L’idée de base est de travailler sur le registre le plus long dont on ait connaissance. Il se pourrait qu’il y ait localement des divergences, mais, dans un réseau où la communication est suffisamment rapide et où une majorité de nœuds jouent le jeu, il devrait se dégager un registre significativement plus long assez rapidement. Une fois une transaction réalisée, il faudrait donc laisser passer ce temps nécessaire à la synchronisation des registres pour garantir que la transaction se retrouve bien dans le registre qui fait foi, et pouvoir la valider définitivement.

Le problème est que la longueur d’un registre serait alors facilement manipulable par quelqu’un de mal intentionné. Josiane pourrait en ajoutant des transactions faire en sorte que les registres contenant respectivement TRobert et TGérard deviennent les registres de références à tour de rôle. Elle pourrait ainsi faire croire à Robert qu’il doit lui faire parvenir son livre, puis à Gérard qu’elle a réglé sa dette. Robert se rendrait compte que le bitcoin est finalement dans les mains de Gérard… mais ce serait trop tard.

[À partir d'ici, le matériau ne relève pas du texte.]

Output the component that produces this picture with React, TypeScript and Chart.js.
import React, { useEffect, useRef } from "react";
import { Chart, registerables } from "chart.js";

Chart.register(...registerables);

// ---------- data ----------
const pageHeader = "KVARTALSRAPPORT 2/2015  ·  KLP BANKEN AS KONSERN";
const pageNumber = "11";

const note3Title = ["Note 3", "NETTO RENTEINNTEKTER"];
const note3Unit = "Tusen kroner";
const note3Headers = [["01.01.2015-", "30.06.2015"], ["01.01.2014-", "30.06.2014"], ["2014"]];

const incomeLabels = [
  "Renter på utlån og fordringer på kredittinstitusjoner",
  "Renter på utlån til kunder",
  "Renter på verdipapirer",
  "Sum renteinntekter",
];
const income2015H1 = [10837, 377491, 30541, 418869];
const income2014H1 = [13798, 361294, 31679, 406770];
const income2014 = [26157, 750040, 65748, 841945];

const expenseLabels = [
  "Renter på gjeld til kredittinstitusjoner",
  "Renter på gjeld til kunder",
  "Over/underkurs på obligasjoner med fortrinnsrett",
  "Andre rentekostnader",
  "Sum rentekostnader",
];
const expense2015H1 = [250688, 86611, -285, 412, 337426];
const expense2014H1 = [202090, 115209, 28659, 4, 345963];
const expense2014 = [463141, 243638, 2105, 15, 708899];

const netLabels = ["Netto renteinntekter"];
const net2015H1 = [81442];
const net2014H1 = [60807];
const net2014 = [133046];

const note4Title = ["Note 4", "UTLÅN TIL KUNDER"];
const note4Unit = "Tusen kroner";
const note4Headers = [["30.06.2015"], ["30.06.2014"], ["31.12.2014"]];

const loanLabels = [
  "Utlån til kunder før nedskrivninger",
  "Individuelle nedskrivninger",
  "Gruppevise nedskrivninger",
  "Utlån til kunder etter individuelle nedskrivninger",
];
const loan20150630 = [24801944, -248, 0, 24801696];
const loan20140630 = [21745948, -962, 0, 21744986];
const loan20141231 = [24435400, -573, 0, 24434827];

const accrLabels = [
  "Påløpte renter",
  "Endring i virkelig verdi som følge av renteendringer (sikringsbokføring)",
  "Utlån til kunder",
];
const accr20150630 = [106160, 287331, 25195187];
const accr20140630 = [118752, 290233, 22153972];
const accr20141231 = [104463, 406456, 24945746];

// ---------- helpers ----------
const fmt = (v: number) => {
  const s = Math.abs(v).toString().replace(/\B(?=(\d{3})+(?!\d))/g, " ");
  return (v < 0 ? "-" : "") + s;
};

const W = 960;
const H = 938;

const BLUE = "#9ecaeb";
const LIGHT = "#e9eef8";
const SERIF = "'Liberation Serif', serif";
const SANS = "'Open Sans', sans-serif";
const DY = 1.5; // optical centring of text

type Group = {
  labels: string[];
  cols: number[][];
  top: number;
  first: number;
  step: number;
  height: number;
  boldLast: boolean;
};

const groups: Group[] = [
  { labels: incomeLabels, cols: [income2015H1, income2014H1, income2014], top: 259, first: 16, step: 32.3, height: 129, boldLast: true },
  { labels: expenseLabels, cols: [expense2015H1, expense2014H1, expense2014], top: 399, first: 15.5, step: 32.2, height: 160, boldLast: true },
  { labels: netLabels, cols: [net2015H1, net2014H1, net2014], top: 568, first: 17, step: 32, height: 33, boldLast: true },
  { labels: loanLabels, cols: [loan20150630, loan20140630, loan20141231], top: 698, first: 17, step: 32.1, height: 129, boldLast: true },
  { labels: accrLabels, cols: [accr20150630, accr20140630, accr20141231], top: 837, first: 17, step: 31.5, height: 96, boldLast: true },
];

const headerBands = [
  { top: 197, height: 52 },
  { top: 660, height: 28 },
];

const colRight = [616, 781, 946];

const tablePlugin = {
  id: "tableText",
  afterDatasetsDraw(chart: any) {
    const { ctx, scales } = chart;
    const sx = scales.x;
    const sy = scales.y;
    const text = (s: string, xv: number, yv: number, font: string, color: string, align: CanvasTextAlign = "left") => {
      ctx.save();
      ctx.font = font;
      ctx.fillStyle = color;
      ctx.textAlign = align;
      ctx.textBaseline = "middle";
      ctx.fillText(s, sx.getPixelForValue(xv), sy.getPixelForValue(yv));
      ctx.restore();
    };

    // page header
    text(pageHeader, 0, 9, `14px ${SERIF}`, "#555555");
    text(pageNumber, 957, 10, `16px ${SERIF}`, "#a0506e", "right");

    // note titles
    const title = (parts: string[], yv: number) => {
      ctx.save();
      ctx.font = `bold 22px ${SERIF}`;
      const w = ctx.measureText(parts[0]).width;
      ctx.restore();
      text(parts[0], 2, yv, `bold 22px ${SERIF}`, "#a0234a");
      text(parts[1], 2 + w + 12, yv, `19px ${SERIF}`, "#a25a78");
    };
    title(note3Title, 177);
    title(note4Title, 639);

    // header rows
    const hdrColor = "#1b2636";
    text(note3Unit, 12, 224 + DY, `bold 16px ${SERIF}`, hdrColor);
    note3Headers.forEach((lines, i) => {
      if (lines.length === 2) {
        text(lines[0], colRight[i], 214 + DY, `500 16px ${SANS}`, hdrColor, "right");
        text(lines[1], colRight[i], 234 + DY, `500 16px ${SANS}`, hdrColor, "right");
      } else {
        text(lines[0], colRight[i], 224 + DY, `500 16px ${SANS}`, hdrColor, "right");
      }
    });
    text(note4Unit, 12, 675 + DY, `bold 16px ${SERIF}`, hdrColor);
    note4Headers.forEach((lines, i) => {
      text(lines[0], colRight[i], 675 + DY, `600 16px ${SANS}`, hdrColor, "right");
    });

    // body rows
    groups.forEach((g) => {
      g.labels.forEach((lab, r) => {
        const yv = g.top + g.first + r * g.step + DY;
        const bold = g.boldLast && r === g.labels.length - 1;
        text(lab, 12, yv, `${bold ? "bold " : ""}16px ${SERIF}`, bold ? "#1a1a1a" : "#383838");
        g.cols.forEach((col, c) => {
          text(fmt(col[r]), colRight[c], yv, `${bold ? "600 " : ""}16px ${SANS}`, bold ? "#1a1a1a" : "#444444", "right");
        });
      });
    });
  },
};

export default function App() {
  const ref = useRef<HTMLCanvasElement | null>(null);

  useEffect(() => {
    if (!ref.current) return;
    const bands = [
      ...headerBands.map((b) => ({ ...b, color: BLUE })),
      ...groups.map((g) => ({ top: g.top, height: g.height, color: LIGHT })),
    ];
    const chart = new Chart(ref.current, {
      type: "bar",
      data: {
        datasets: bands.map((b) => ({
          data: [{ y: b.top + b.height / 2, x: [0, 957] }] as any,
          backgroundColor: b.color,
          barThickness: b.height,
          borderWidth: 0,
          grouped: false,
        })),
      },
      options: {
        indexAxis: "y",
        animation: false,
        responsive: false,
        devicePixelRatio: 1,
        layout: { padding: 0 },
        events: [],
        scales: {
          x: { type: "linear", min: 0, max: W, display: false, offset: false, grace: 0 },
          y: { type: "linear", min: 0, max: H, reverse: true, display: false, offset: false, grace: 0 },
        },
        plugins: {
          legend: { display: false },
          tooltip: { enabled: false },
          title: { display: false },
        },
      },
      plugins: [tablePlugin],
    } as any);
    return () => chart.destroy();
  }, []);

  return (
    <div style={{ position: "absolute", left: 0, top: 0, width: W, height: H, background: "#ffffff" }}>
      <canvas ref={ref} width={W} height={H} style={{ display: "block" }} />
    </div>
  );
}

L’idée centrale est de rendre la validation d’une transaction (ou en réalité d’un bloc contenant plusieurs transactions) coûteuse. Ainsi, Josiane ne pourra pas aisément ajouter des transactions au registre et ainsi valider l’opération avec Gérard. Pour expliquer ce mécanisme central de Bitcoin, on a besoin d’introduire une nouvelle notion : celle de fonction de hachage.

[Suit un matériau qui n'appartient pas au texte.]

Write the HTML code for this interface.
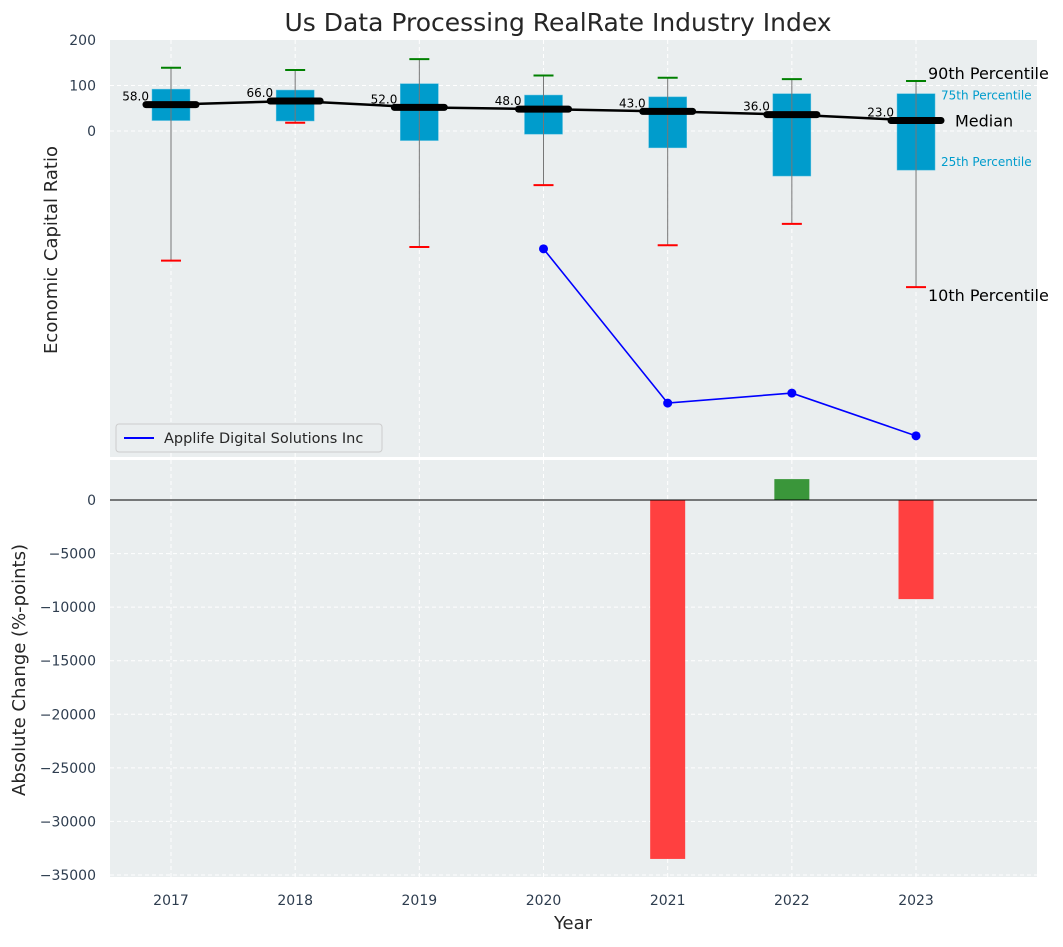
<!DOCTYPE html>
<html><head><meta charset="utf-8"><style>
body{margin:0;background:#fff;font-family:"Liberation Sans","DejaVu Sans",sans-serif}
svg text{font-family:"DejaVu Sans","Liberation Sans",sans-serif}
</style></head><body>
<svg id="chart" width="1063" height="942" xmlns="http://www.w3.org/2000/svg">
<text x="558" y="31" font-size="25" text-anchor="middle" fill="#262626">Us Data Processing RealRate Industry Index</text>
<rect x="110" y="40" width="927" height="417" fill="#eaeeef"/>
<rect x="110" y="460" width="927" height="417" fill="#eaeeef"/>
<g id="topg"></g><g id="botg"></g>
<text transform="translate(57,250) rotate(-90)" font-size="18" text-anchor="middle" fill="#262626">Economic Capital Ratio</text>
<text transform="translate(25,670) rotate(-90)" font-size="18" text-anchor="middle" fill="#262626">Absolute Change (%-points)</text>
<text x="573" y="929" font-size="18" text-anchor="middle" fill="#262626">Year</text>
<g>
<rect x="116" y="424" width="266" height="28" rx="3" fill="#eaeeef" stroke="#ccc"/>
<line x1="124" y1="438" x2="154" y2="438" stroke="#0000ff" stroke-width="2"/>
<text x="164" y="443" font-size="14.5" fill="#262626">Applife Digital Solutions Inc</text>
</g>
</svg>
<script>
const years=[2017,2018,2019,2020,2021,2022,2023];
const p90=[139,134,158,122,117,114,110];
const q75=[92,90,104,79,75,82,82];
const medians=[58,66,52,48,43,36,23];
const q25=[23,22,-21,-7,-37,-99,-86];
const p10=[-285,18,-255,-119,-251,-204,-343];
const companyYears=[2020,2021,2022,2023];
const companyValues=[-259,-598,-576,-670];
const changeYears=[2021,2022,2023];
const changeValues=[-33500,1950,-9250];
const topTicks=[200,100,0];
const botTicks=[0,-5000,-10000,-15000,-20000,-25000,-30000,-35000];

const NS="http://www.w3.org/2000/svg";
const X=y=>171+(y-2017)*124.17;
const YT=v=>131-v*0.455;
const YB=v=>500-v*(375/35000);
function mk(p,tag,at,txt){const e=document.createElementNS(NS,tag);for(const k in at)e.setAttribute(k,at[k]);if(txt!==undefined)e.textContent=txt;p.appendChild(e);return e;}
const topG=document.getElementById('topg'),botG=document.getElementById('botg');
years.forEach(y=>{
 let g=mk(topG,'line',{x1:X(y),x2:X(y),y1:40,y2:457,stroke:'#fff','stroke-dasharray':'4,3'});
 
 
 g=mk(botG,'line',{x1:X(y),x2:X(y),y1:460,y2:877,stroke:'#fff','stroke-dasharray':'4,3'});
 
 
 const t=mk(botG,'text',{x:X(y),y:905,'font-size':14,'text-anchor':'middle',fill:'#2e3d4f'},y);
 
 
});
topTicks.forEach(v=>{
 if(v<200){const g=mk(topG,'line',{x1:110,x2:1037,y1:YT(v),y2:YT(v),stroke:'#fff','stroke-dasharray':'4,3'});
 
 }
 const t=mk(topG,'text',{x:96,y:YT(v)+5,'font-size':14,'text-anchor':'end',fill:'#2e3d4f'},v);
 
 
});
botTicks.forEach(v=>{
 const g=mk(botG,'line',{x1:110,x2:1037,y1:YB(v),y2:YB(v),stroke:'#fff','stroke-dasharray':'4,3'});
 
 
 const t=mk(botG,'text',{x:96,y:YB(v)+5,'font-size':14,'text-anchor':'end',fill:'#2e3d4f'},v<0?'\u2212'+(-v):v);
 
 
});
years.forEach((y,i)=>{
 const x=X(y);
 let e=mk(topG,'rect',{x:x-19,y:YT(q75[i]),width:38,height:YT(q25[i])-YT(q75[i]),fill:'#009ccc',stroke:'#5bc0e0','stroke-width':0.5});
 
 
 e=mk(topG,'line',{x1:x,x2:x,y1:YT(p90[i]),y2:YT(p10[i]),stroke:'#777','stroke-width':1});
 
 
 e=mk(topG,'line',{x1:x-10,x2:x+10,y1:YT(p90[i]),y2:YT(p90[i]),stroke:'green','stroke-width':2});
 
 
 e=mk(topG,'line',{x1:x-10,x2:x+10,y1:YT(p10[i]),y2:YT(p10[i]),stroke:'red','stroke-width':2});
 
 
});
let pts=years.map((y,i)=>X(y)+','+YT(medians[i])).join(' ');
let ml=mk(topG,'polyline',{points:pts,fill:'none',stroke:'#000','stroke-width':2.5});


years.forEach((y,i)=>{
 const x=X(y);
 let e=mk(topG,'line',{x1:x-25,x2:x+25,y1:YT(medians[i]),y2:YT(medians[i]),stroke:'#000','stroke-width':7,'stroke-linecap':'round'});
 
 
 e=mk(topG,'text',{x:x-22,y:YT(medians[i])-4,'font-size':12,'text-anchor':'end',fill:'#000'},medians[i].toFixed(1));
 
 
});
[['90th Percentile',YT(p90[6])-2,16,'#000',928,'p90-annotation'],['75th Percentile',YT(q75[6])+6,12,'#009ccc',941,'q75-annotation'],['Median',YT(medians[6])+6,16,'#000',955,'median-annotation'],['25th Percentile',YT(q25[6])-4,12,'#009ccc',941,'q25-annotation'],['10th Percentile',YT(p10[6])+14,16,'#000',928,'p10-annotation']].forEach(a=>{
 const e=mk(topG,'text',{x:a[4],y:a[1],'font-size':a[2],fill:a[3]},a[0]);
 
 
});
let cp=companyYears.map((y,i)=>X(y)+','+YT(companyValues[i])).join(' ');
let cl=mk(topG,'polyline',{points:cp,fill:'none',stroke:'#0000ff','stroke-width':1.6});


companyYears.forEach((y,i)=>{
 const e=mk(topG,'circle',{cx:X(y),cy:YT(companyValues[i]),r:4.5,fill:'#0000ff'});
 
 
});
changeYears.forEach((y,i)=>{
 const v=changeValues[i];const y0=Math.min(YB(0),YB(v));
 const e=mk(botG,'rect',{x:X(y)-17.5,y:y0,width:35,height:Math.abs(YB(v)-YB(0)),fill:v<0?'#ff4040':'#3a963a'});
 
 
});
let z=mk(botG,'line',{x1:110,x2:1037,y1:YB(0),y2:YB(0),stroke:'#000','stroke-width':1});


</script>
</body></html>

Le hachage est une opération qui consiste à transformer un texte de longueur arbitraire en un texte de longueur fixe. Dans le cas de Bitcoin, une suite de 256 bits. Mais cette suite (appelée hash du texte) doit vérifier une propriété fondamentale : il est virtuellement impossible de reconstituer le texte original à partir de son hash.

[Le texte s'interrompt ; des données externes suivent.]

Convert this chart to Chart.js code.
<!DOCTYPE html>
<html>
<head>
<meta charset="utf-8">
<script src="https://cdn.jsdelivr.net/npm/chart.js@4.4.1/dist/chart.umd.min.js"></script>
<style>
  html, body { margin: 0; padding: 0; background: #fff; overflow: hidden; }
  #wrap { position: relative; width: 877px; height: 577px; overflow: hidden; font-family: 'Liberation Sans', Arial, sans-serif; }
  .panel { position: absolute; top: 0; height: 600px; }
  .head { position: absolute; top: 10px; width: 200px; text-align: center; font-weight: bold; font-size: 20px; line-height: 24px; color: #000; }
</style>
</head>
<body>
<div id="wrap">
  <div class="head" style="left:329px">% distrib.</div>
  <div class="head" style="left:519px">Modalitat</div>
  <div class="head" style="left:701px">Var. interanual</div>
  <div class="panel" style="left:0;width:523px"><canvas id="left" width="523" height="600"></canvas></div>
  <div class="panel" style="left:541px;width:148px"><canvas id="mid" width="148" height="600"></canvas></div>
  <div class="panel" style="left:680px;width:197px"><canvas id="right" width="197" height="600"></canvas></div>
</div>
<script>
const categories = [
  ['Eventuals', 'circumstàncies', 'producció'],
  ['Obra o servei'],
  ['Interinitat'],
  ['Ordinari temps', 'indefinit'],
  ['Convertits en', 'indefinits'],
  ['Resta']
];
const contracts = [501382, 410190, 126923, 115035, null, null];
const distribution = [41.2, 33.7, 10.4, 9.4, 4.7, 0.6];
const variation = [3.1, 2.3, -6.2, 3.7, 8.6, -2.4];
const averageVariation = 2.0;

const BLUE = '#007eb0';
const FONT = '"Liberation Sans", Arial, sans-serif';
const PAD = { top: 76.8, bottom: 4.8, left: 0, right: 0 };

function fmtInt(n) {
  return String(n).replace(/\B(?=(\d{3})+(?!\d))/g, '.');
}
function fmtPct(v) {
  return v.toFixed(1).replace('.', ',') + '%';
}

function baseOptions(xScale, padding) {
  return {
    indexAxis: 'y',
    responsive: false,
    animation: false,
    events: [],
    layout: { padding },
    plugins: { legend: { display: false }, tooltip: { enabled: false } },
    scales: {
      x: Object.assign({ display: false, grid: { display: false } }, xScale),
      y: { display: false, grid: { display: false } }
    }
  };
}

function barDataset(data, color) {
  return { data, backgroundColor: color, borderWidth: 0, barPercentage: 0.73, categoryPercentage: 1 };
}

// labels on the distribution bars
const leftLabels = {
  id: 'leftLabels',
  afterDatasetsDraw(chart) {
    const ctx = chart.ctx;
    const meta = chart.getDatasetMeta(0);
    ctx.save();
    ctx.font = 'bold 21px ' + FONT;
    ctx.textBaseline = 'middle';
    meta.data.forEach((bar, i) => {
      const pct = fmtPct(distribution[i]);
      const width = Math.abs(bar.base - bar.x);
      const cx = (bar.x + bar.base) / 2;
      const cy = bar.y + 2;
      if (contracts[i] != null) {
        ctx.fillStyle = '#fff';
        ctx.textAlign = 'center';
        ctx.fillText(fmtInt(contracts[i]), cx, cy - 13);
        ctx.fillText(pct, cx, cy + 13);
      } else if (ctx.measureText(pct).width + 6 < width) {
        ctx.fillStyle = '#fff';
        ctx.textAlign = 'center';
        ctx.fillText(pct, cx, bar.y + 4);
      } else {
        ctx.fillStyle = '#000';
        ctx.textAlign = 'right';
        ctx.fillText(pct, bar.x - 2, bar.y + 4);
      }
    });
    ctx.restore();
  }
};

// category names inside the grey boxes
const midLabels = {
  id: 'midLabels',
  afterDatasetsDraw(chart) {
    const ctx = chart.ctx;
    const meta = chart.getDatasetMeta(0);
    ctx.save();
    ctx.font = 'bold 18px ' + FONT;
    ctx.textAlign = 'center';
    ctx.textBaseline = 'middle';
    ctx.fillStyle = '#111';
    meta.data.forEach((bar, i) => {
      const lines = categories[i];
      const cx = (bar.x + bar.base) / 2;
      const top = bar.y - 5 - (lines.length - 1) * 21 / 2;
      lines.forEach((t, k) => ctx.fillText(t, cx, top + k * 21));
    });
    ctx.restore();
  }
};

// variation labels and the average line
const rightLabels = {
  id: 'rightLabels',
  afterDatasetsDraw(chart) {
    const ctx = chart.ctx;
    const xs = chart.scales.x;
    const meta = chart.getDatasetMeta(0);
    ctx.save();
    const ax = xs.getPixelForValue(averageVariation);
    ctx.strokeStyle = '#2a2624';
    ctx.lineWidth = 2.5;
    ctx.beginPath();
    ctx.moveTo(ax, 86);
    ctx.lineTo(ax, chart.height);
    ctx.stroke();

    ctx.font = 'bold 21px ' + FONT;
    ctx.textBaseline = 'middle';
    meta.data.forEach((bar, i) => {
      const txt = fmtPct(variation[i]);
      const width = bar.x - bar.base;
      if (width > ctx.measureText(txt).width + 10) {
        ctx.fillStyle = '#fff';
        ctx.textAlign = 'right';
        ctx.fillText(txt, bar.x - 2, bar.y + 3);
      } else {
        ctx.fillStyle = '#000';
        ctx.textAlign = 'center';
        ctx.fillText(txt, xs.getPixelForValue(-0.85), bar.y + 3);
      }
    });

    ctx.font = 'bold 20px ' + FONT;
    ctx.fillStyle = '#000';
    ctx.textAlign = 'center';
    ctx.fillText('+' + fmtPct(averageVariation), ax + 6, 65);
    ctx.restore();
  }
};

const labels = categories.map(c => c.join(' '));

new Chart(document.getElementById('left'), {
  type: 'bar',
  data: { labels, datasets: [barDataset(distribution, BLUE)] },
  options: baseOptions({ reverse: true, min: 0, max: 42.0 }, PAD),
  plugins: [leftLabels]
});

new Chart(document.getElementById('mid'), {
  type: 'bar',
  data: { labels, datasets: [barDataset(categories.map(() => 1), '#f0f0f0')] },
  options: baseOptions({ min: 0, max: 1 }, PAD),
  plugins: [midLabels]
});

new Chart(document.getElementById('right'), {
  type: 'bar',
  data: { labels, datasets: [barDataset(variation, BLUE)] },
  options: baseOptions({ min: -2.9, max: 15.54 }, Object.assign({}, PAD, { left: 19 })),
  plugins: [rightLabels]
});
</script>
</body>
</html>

Dorénavant, mettre à jour le registre des transactions sera plus compliqué. Plutôt que de simplement vérifier si la transaction TRobert  est valide avant de l’ajouter au registre, il faudra aussi trouver un nombre x tel que le message “TRobert + x” ait un hash se terminant par dix zéros (par exemple). Trouver une bonne valeur pour x demande du temps de calcul mais il est en revanche très facile, étant donné x, de vérifier que la valeur convient bien. Ainsi, pour chaque transaction, ou pour être précis bloc de transactions, des utilisateurs de Bitcoin, appelés « mineurs », vont vérifier que celui-ci est valide et trouver une valeur de x. Le premier mineur ayant réussi à trouver x l’enverra aux autres utilisateurs, qui pourront ajouter ces transactions à leur registre. On appelle cette opération réaliser une preuve de travail ou encore « minage » dans le vocabulaire des crypto-monnaies.

Maintenant, si Josiane veut ajouter un nouveau bloc de transactions au registre pour tenter de faire valider TGérard plutôt que TRobert, elle va devoir effectuer de lourds calculs en un temps très réduit (avant que d’autres mineurs ne minent les blocs correspondants), ce qui lui sera concrètement impossible, à moins que Josiane ne contrôle l’essentiel de la puissance de calcul de l’ensemble du réseau. L’utilisation d’une fonction de hachage permet par ailleurs de chaîner les différents blocs de transactions : en ajoutant à tout nouveau bloc le hash du bloc précédent, il est désormais impossible pour quiconque d’introduire de nouvelles transactions au milieu du registre commun.